As is the case in most merger transactions, both the buyer and seller retain their own counsel. Generally speaking, pre-closing communications between the buyer or seller and their counsel are subject to the attorney-client privilege. Upon closing of a merger transaction, all assets, including all privileges, of the buyer and seller vest in the surviving entity as a matter of law. As such, a buyer will likely come into possession of many privileged pre-closing communications between the seller and its counsel as a result of acquiring computer servers, email accounts, and other documents. Such communications may provide the buyer with useful evidence in the event of post-closing litigation which may not otherwise be admissible as a result of the attorney-client privilege. Can a seller do anything proactively to protect itself?
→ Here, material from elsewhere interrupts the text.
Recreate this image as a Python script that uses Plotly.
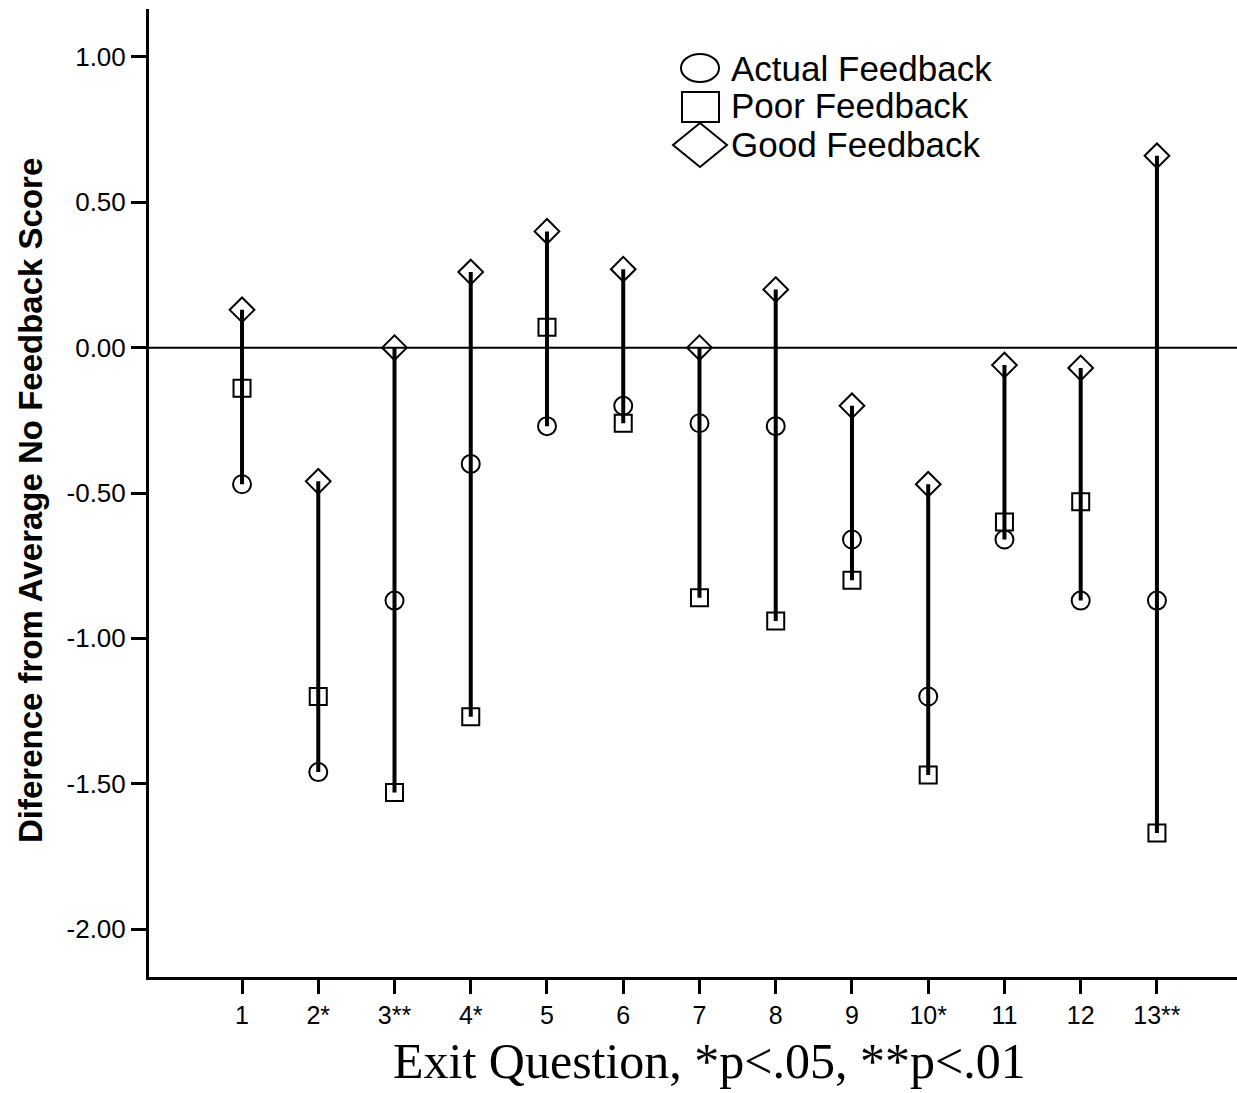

Recently, the Delaware Court of Chancery addressed a buyer’s attempt to use attorney-client privileged communications in post-closing litigation. There, the merger agreement included a provision which, among others, preserved any attorney-client privilege which attached to pre-closing communications and prevented a buyer from using or relying on any attorney-client privileged communications in post-closing litigation against sellers. The Court of Chancery enforced the provision in the merger agreement and, as a result, rejected the buyer’s attempt to use attorney-client privileged communications in post-closing litigation against sellers. Notably, the Court of Chancery also rejected the buyer’s argument that sellers were required to segregate the privileged communications from the computer servers prior to them being transferred to the surviving corporation.
This case illustrates a few points. First, the attorney-client privilege is not immune from being waived. Second, although a transaction may close, post-closing litigation may arise, especially if the definitive agreement contemplates, for example, a consideration holdback, an earn-out, indemnification rights, or another post-closing obligation. Lastly, the case is a reminder that sellers should attempt to negotiate post-closing protection for pre-closing privileged communications regardless of the form of the transaction.